Horace, from Ars Potica, "Art of Poetry". c. 16-13 BC
Old-school techniques on noding for the Ages:
"Whatever lessons you teach, let them be brief,
so that receptive spirits will quickly perceive and faithfully retain what you have said.
Everything superfluous seeps out of the well-stocked mind.
The centuries of elders drive away whatever is without serious value;
the high and mighty Ramnes keep their distance from gloomy poems...
He gets every vote who combines the useful with the pleasant,
and who, at the same time he pleases the reader, also instructs him. That book will earn money for
the Sosii, this one will cross the sea and extend immeasurably the life of a famous writer."
"Most of us poets deceive ourselves by an illusion of correct procedure. I
work at achieving brevity; instead I become obscure. Striving for smoothness, vigor and spirit escape me. One poet, promising
the sublime, delivers pomposity. Another creeps along the ground, overly cautious and too much frightened of the gale.
Whoever wishes to vary a single subject in some strange and wonderful way, paints a dolphin into a forest and a boar onto the
high seas. The avoidance of blame leads to error if there is an absence of art."
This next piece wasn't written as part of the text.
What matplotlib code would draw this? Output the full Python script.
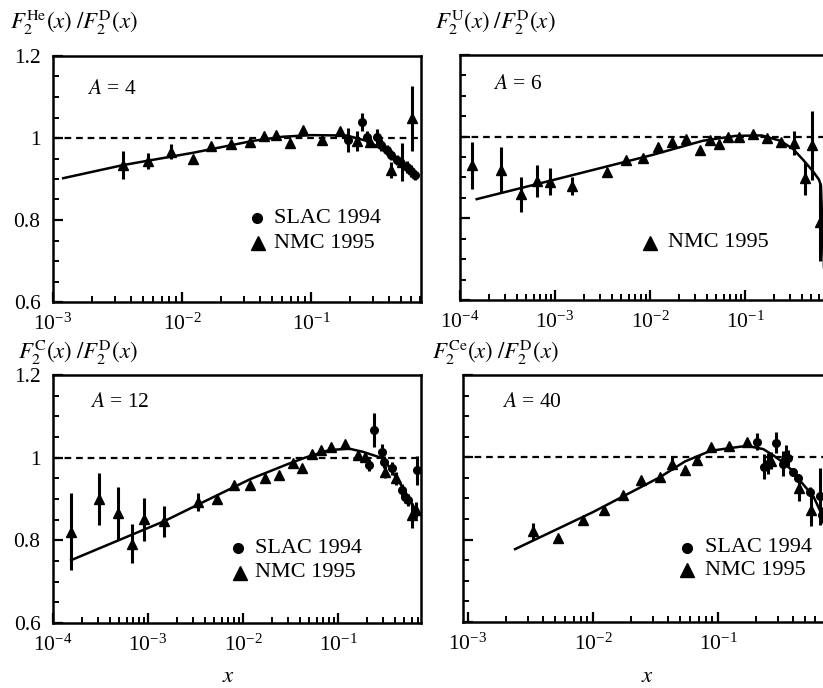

"Pick a subject, writers, equal to your strength and take some time to consider what your shoulders should refuse and what they
can bear. Neither eloquence nor clear organization will forsake one who has chosen a subject within his capabilities. Unless I
am mistaken this will be the special excellence and delight of good organization‚ that the author of the promised poem,
enamored of one subject and scornful of another, says now what ought to be said now and both postpones and omits a great
deal for the present."
"Just as forests change their leaves year by year and the first drop to the ground, so the old generation of words perishes, and
new ones, like the rising tide of the young, flourish and grow strong. We, and everything that is ours, are destined to die;
whether Neptune, hospitably received on land, keeps our fleets safe from the north winds, a task worthy of a king, or a marsh,
barren for a long time, and suitable for oars, nourishes nearby cities and feels the heavy plough, or a river has changed its
course that was hostile to crops and has discovered a better route to follow, all things mortal will perish; much less will the glory
and grace of language remain alive. Many terms will be born again that by now have sunk into oblivion, and many that are now
held in respect will die out if that is what use should dictate in whose power is the judgment and the law and the rule of speech."
"It is not enough for poems to be "beautiful"; they must also yield delight and guide the listener's spirit wherever they wish. As
human faces laugh with those who are laughing, so they weep with those who are weeping. If you wish me to cry, you must first
feel grief yourself, then your misfortunes, O Telephus or Peleus, will injure me. If you speak ineptly assigned words, I shall
either sleep or laugh... Sad words are fitting for the gloomy face, words full of threats for the angry one, playful words for the
amused face, serious words for the stern one. For Nature first forms us within so as to respond to every kind of fortune. She
delights us or impels us to anger or knocks us to the ground and torments us with oppressive grief. Afterward she expresses the
emotions of the spirit with language as their interpreter."